Fall 2011’s Alert Diver Magazine features a piece entitled ‘Psychiatric Fitness to Dive’, authored by Adam Roth MD. I was pleasantly surprised to find the article, as the issue of mental health is a critical one with regard to not only overall ‘fitness to dive’, but also day to day decision making by the individual taking on a diving activity.
The article goes on to list several psychiatric disorders including depression, bipolar disorder, anxiety, post-traumatic stress disorder, and schizophrenia – all as biological psychiatric disorders needing consideration when diving. The article goes on to suggest that as high as 50% of Americans have had episodes of these illnesses in varying degrees of severity.

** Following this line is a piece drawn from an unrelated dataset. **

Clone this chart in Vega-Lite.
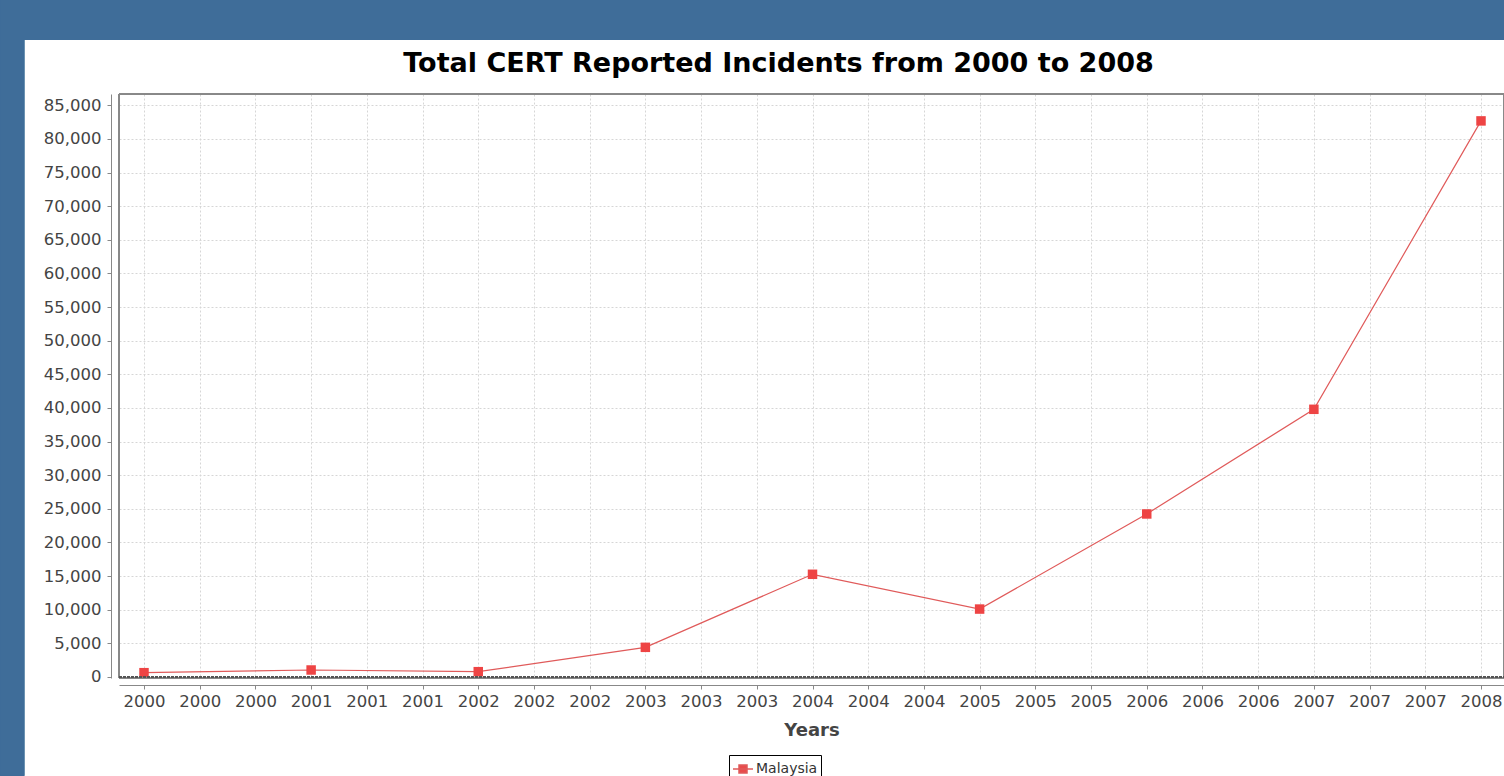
{
  "$schema": "https://vega.github.io/schema/vega-lite/v6.json",
  "autosize": {"type": "none"},
  "padding": {"left": 119, "top": 94, "right": 0, "bottom": 98},
  "width": 1385,
  "height": 584,
  "background": "#ffffff",
  "title": {
    "text": "Total CERT Reported Incidents from 2000 to 2008",
    "font": "DejaVu Sans",
    "fontSize": 27,
    "fontWeight": "bold",
    "color": "#000000",
    "anchor": "middle",
    "frame": "group",
    "dx": -33,
    "dy": 82,
    "zindex": 1
  },
  "data": {
    "values": [
      {"year": 2000, "incidents": 640, "series": "Malaysia"},
      {"year": 2001, "incidents": 1040, "series": "Malaysia"},
      {"year": 2002, "incidents": 790, "series": "Malaysia"},
      {"year": 2003, "incidents": 4410, "series": "Malaysia"},
      {"year": 2004, "incidents": 15270, "series": "Malaysia"},
      {"year": 2005, "incidents": 10100, "series": "Malaysia"},
      {"year": 2006, "incidents": 24240, "series": "Malaysia"},
      {"year": 2007, "incidents": 39800, "series": "Malaysia"},
      {"year": 2008, "incidents": 82680, "series": "Malaysia"}
    ]
  },
  "encoding": {
    "x": {
      "field": "year",
      "type": "quantitative",
      "scale": {"domain": [1999.8504, 2008.1376], "nice": false, "zero": false},
      "axis": {
        "values": [2000, 2000.3333333, 2000.6666667, 2001, 2001.3333333, 2001.6666667, 2002, 2002.3333333, 2002.6666667, 2003, 2003.3333333, 2003.6666667, 2004, 2004.3333333, 2004.6666667, 2005, 2005.3333333, 2005.6666667, 2006, 2006.3333333, 2006.6666667, 2007, 2007.3333333, 2007.6666667, 2008],
        "labelExpr": "floor(datum.value + 0.001)",
        "title": "Years",
        "offset": 7,
        "grid": true,
        "labelPadding": 4,
        "titlePadding": 12,
        "labelFlush": false,
        "labelOverlap": false
      }
    },
    "y": {
      "field": "incidents",
      "type": "quantitative",
      "scale": {"domain": [-150, 86680], "nice": false, "zero": false},
      "axis": {
        "values": [0, 5000, 10000, 15000, 20000, 25000, 30000, 35000, 40000, 45000, 50000, 55000, 60000, 65000, 70000, 75000, 80000, 85000],
        "labelExpr": "format(datum.value, ',')",
        "title": null,
        "offset": 8,
        "grid": true,
        "labelPadding": 6,
        "labelOverlap": false
      }
    }
  },
  "layer": [
    {
      "mark": {"type": "line", "strokeWidth": 1.2, "color": "#dc6a6a"},
      "encoding": {
        "color": {
          "field": "series",
          "type": "nominal",
          "scale": {"range": ["#e05a5a"]},
          "legend": {
            "title": null,
            "orient": "none",
            "legendX": 610,
            "legendY": 661,
            "strokeColor": "#000000",
            "padding": 3,
            "symbolType": "M-1,0H-0.4V-0.4H0.4V0.4H-0.4V0H0.4H1",
            "symbolSize": 400,
            "labelFontSize": 14,
            "labelFont": "DejaVu Sans",
            "labelColor": "#333333",
            "labelOffset": 2,
            "encode": {
              "symbols": {"update": {"fill": {"value": "#e84c4c"}, "stroke": {"value": "#e06666"}, "strokeWidth": {"value": 1.5}}}
            }
          }
        }
      }
    },
    {
      "mark": {"type": "point", "shape": "square", "filled": true, "size": 90, "opacity": 1, "color": "#ee4444"}
    },
    {
      "mark": {"type": "rect", "filled": false, "stroke": "#888888", "strokeWidth": 1, "fill": null, "clip": false},
      "encoding": {
        "x": {"datum": 1999.8504, "type": "quantitative"},
        "x2": {"datum": 2008.1376},
        "y": {"datum": -150, "type": "quantitative"},
        "y2": {"datum": 86680}
      }
    },
    {
      "mark": {"type": "rule", "stroke": "#555555", "strokeWidth": 1, "strokeDash": [3, 1], "clip": false},
      "encoding": {
        "x": {"datum": 1999.8504, "type": "quantitative"},
        "x2": {"datum": 2008.1376},
        "y": {"datum": 0, "type": "quantitative"}
      }
    },
    {
      "mark": {"type": "rect", "fill": "#3f6d99", "clip": false},
      "encoding": {
        "x": {"datum": 1999.1384, "type": "quantitative"},
        "x2": {"datum": 1999.2828},
        "y": {"datum": -14700, "type": "quantitative"},
        "y2": {"datum": 100656}
      }
    },
    {
      "mark": {"type": "rect", "fill": "#3f6d99", "clip": false},
      "encoding": {
        "x": {"datum": 1999.1384, "type": "quantitative"},
        "x2": {"datum": 2008.1376},
        "y": {"datum": 94709, "type": "quantitative"},
        "y2": {"datum": 100656}
      }
    }
  ],
  "config": {
    "view": {"stroke": null, "fill": "#ffffff"},
    "axis": {
      "domainColor": "#888888",
      "tickColor": "#888888",
      "tickSize": 4,
      "labelFont": "DejaVu Sans",
      "labelFontSize": 16.5,
      "labelColor": "#444444",
      "gridColor": "#d6d6d6",
      "gridDash": [2, 2],
      "gridWidth": 1,
      "titleFont": "DejaVu Sans",
      "titleFontSize": 18,
      "titleFontWeight": "bold",
      "titleColor": "#444444",
      "titlePadding": 10
    }
  }
}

Now, of course, complicating the activity of diving is that our fundamental needs for survival are challenged – breathing. We have to maintain the wherewithal to manage an artificially supplied breathing medium, and this is regardless of any factors contributing to elevated levels of stress. Many of these stressors are inherent to the activity – gas supply, narcosis, depth and time limits, location of the boat and one’s dive partner, and so one. It goes without saying that having a clear head before diving is a necessary thing.
So, assessing fitness to dive when considering psychiatric illness remains a complicated task. Do any of the above factors trigger anxiety or depression? to what extent? are medications needed? could these medications trigger physiological problems or other responses due to effects of pressure? The answers are that we just don’t know everything we need to know about mental health and diving.
My opinion is that the examining physician needs to determine if the individual can exercise sound judgment in exposing him/herself to this uniquely stressful environment and make the decision to terminate the dive before the viscious cycle of stress-anxiety-panic sets in. Conditions requiring some medications may be contraindications to this, as are severe panic disorders.
Complicating this mental fitness to dive is for us diving professionals. In recreational and scientific diving, making the dive is the choice of the diver, and this decision cannot be refuted. Commercial divers are often in difficult situations where not making the dive costs the employer or project significant setbacks – both productively and financially. Of course, this attitude subjects all to greater risk, as dives are often made where the diver questions his/her willingness, interest, or abilities to make this dive, but ‘its part of the job’.
I’ve had my share of mornings where I just don’t want to go to work. Unlike many however, where the option may be to zone out behind a desk in the relative comfort of terrestrial space, my only option is to still perform in an extreme environment where I am both physically and psychologically challenged. I’ve been in the situation where the dives have to be made regardless of which side of the bed one wakes up on, and its never a good one. Not wanting to make a dive (for any reason) causes psychological stress. Entering the water with this underlying stress complicates the entire process, and if not properly managed, can have considerable impacts on the ability to achieve the task at hand. To address this, I’ve developed (or rather extracted from deep within) coping mechanisms that are triggered when I first hit the water. These are changes in breathing patterns, creating visual focal points (particularly in blackwater), identifying physical references from the work area to the surface (generally false securities), and so on. These are all subconscious things I do that I’ve identified doing time and time again to get through the day. Adaptation is a wonderful thing.
I truly believe that it comes down to understanding personal limitations. To do this, you need a significantly heightened sense of self awareness and understanding how you cope when challenged with stress. Seeing this in advance is no easy task, and quite likely not possible for those who may have more severe psychiatric disorders. For that reason alone, psychiatric fitness to dive is in need of becoming an assessment point during medical evaluations.